In a book I read by Stephen King as a teenager, I remember there was this expression: "Woman: a life support system for a c**t." Indeed.

From a very early age, women are conditioned to be suppliant, to play second fiddle, to place the needs of others before theirs. Why do women have to prove their worth, either by bearing male children or by earning or by career? Men prove themselves just by being born: they are worthy. Women, on the other hand are constantly being judged. It is not enough to be "just" a housewife. If you have a career, aspersions are cast on your home. Are the children being looked after? Ooh, obviously, she has to keep three maids. She? Her mother-in-law takes care of the children! Have you seen how messily they live? She cannot cook, can you imagine! If the child is unwell, or does badly in studies, everyone looks accusingly at the mother, so THAT's what happens when you are a working woman, see, she cannot even look after her children! Being a woman is like 'heads you win, tails I lose', there's just no way out. People love to point fingers and of course, the woman is to blame. 
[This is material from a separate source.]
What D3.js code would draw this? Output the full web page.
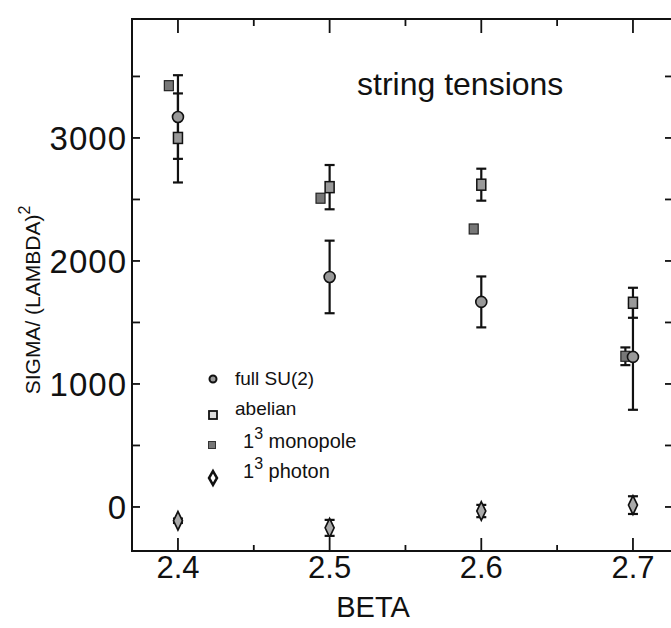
<!DOCTYPE html>
<html>
<head>
<meta charset="utf-8">
<script src="https://cdn.jsdelivr.net/npm/d3@7"></script>
<style>
  body { margin: 0; background: #fff; }
  text { font-family: "Liberation Sans", Arial, sans-serif; fill: #111; }
</style>
</head>
<body>
<svg id="chart" width="671" height="628"></svg>
<script>
// values
const betas = [2.4, 2.5, 2.6, 2.7];
const fullSU2 = [3170, 1870, 1667, 1220];
const fullSU2Err = [340, 295, 207, 430];
const abelian = [3000, 2600, 2620, 1660];
const abelianErr = [362, 180, 130, 122];
const monopoleBeta = [2.394, 2.494, 2.595, 2.695];
const monopole = [3425, 2510, 2260, 1225];
const monopoleErr = [0, 0, 0, 72];
const photon = [-112, -170, -33, 15];
const photonErr = [18, 65, 50, 72];

const xTicks = [2.4, 2.5, 2.6, 2.7];
const xMinor = [2.45, 2.55, 2.65];
const yTicks = [0, 1000, 2000, 3000];
const yMinor = [500, 1500, 2500, 3500];

const svg = d3.select("#chart");
const plotL = 132, plotR = 673, plotT = 19, plotB = 551;

const x = d3.scaleLinear().domain([2.3697, 2.7264]).range([plotL, plotR]);
const y = d3.scaleLinear().domain([-358, 3967]).range([plotB, plotT]);

// frame
svg.append("rect")
    .attr("x", plotL).attr("y", plotT)
    .attr("width", plotR - plotL).attr("height", plotB - plotT)
    .attr("fill", "none").attr("stroke", "#111").attr("stroke-width", 2);

// ticks, pointing inward on all four sides
const tickG = svg.append("g").attr("stroke", "#111").attr("stroke-width", 1.8);
xTicks.forEach(t => {
    tickG.append("line").attr("x1", x(t)).attr("x2", x(t)).attr("y1", plotB).attr("y2", plotB - 13);
    tickG.append("line").attr("x1", x(t)).attr("x2", x(t)).attr("y1", plotT).attr("y2", plotT + 14);
});
xMinor.forEach(t => {
    tickG.append("line").attr("x1", x(t)).attr("x2", x(t)).attr("y1", plotB).attr("y2", plotB - 6);
    tickG.append("line").attr("x1", x(t)).attr("x2", x(t)).attr("y1", plotT).attr("y2", plotT + 7);
});
yTicks.concat(yMinor).forEach(t => {
    tickG.append("line").attr("x1", plotL).attr("x2", plotL + 8).attr("y1", y(t)).attr("y2", y(t));
    tickG.append("line").attr("x1", plotR).attr("x2", plotR - 8).attr("y1", y(t)).attr("y2", y(t));
});

// tick labels
svg.append("g").selectAll("text")
    .data(yTicks).enter().append("text")
    .attr("x", plotL - 5).attr("y", d => y(d) + 12)
    .attr("text-anchor", "end")
    .style("font-size", "33px").style("letter-spacing", "1px")
    .text(d => d);

svg.append("g").selectAll("text")
    .data(xTicks).enter().append("text")
    .attr("x", d => x(d)).attr("y", 578)
    .attr("text-anchor", "middle")
    .style("font-size", "31px")
    .text(d => d.toFixed(1));

// axis titles
svg.append("text")
    .attr("x", 373).attr("y", 617)
    .attr("text-anchor", "middle")
    .style("font-size", "29px")
    .text("BETA");

const yt = svg.append("text")
    .attr("transform", "translate(40,300) rotate(-90)")
    .attr("text-anchor", "middle")
    .style("font-size", "21px");
yt.append("tspan").text("SIGMA/ (LAMBDA)");
yt.append("tspan").attr("dy", -10).style("font-size", "16px").text("2");

svg.append("text")
    .attr("x", 357).attr("y", 95)
    .style("font-size", "32px")
    .text("string tensions");

// error bars
const bars = svg.append("g").attr("stroke", "#111").attr("stroke-width", 2.2);
function errorBars(xs, vals, errs) {
    vals.forEach((v, i) => {
        if (!errs[i]) return;
        const cx = x(xs[i]), y1 = y(v + errs[i]), y2 = y(v - errs[i]);
        bars.append("line").attr("x1", cx).attr("x2", cx).attr("y1", y1).attr("y2", y2);
        bars.append("line").attr("x1", cx - 5).attr("x2", cx + 5).attr("y1", y1).attr("y2", y1);
        bars.append("line").attr("x1", cx - 5).attr("x2", cx + 5).attr("y1", y2).attr("y2", y2);
    });
}
errorBars(betas, fullSU2, fullSU2Err);
errorBars(betas, abelian, abelianErr);
errorBars(monopoleBeta, monopole, monopoleErr);
errorBars(betas, photon, photonErr);

const marks = svg.append("g");

// abelian squares
marks.selectAll(".ab").data(abelian).enter().append("rect")
    .attr("x", (d, i) => x(betas[i]) - 4.5).attr("y", d => y(d) - 5.5)
    .attr("width", 9).attr("height", 11)
    .attr("fill", "#999").attr("stroke", "#111").attr("stroke-width", 1.5);

// monopole squares
marks.selectAll(".mo").data(monopole).enter().append("rect")
    .attr("x", (d, i) => x(monopoleBeta[i]) - 4.5).attr("y", d => y(d) - 5)
    .attr("width", 9).attr("height", 10)
    .attr("fill", "#777").attr("stroke", "#222").attr("stroke-width", 1.2);

// full SU(2) circles
marks.selectAll(".su").data(fullSU2).enter().append("circle")
    .attr("cx", (d, i) => x(betas[i])).attr("cy", d => y(d))
    .attr("r", 5.5)
    .attr("fill", "#999").attr("stroke", "#111").attr("stroke-width", 1.6);

// photon diamonds
const diamond = d3.symbol().type(d3.symbolDiamond).size(70);
marks.selectAll(".ph").data(photon).enter().append("path")
    .attr("d", diamond)
    .attr("transform", (d, i) => `translate(${x(betas[i])},${y(d)}) scale(1,1.2)`)
    .attr("fill", "#aaa").attr("stroke", "#111").attr("stroke-width", 1.6);

// legend
const lg = svg.append("g");
lg.append("circle").attr("cx", 213).attr("cy", 379).attr("r", 3.5)
    .attr("fill", "#999").attr("stroke", "#111").attr("stroke-width", 2);
lg.append("text").attr("x", 235).attr("y", 385).style("font-size", "19px").text("full SU(2)");

lg.append("rect").attr("x", 209).attr("y", 411).attr("width", 8).attr("height", 8)
    .attr("fill", "#ddd").attr("stroke", "#111").attr("stroke-width", 1.8);
lg.append("text").attr("x", 235).attr("y", 415).style("font-size", "19px").text("abelian");

lg.append("rect").attr("x", 208.5).attr("y", 441.5).attr("width", 7).attr("height", 7)
    .attr("fill", "#777").attr("stroke", "#333").attr("stroke-width", 1);
const t3 = lg.append("text").attr("x", 243).attr("y", 448).style("font-size", "20px");
t3.append("tspan").text("1");
t3.append("tspan").attr("dy", -9).style("font-size", "16px").text("3");
t3.append("tspan").attr("dy", 9).text(" monopole");

lg.append("path").attr("d", d3.symbol().type(d3.symbolDiamond).size(55))
    .attr("transform", "translate(213,478)")
    .attr("fill", "#fff").attr("stroke", "#111").attr("stroke-width", 2.5);
const t4 = lg.append("text").attr("x", 243).attr("y", 478).style("font-size", "20px");
t4.append("tspan").text("1");
t4.append("tspan").attr("dy", -9).style("font-size", "16px").text("3");
t4.append("tspan").attr("dy", 9).text(" photon");
</script>
</body>
</html>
And in addition, women are judged on the way they look. The colour of the skin, the contours of the hair, the size of the breasts, the dent of the stomach, the curvature of the thighs, everything is up for scrutiny. On the other hand, the man may be stick-like or paunchy, hairless or beady eyed, sport hair like King Kong or have breasts the size of Madh Island, he is still a prize catch. Just because.

No, don't stop caring. But do find a balance. Stop, pause and think. Find time for the things you love, for things that matter to you. Laugh with your friends, take time out alone, make time to explore yourself and your needs and teach the women you know and your daughters to do the same. Make sure you look back one day and are happy with the woman you are and not just a receptacle for the whims of men!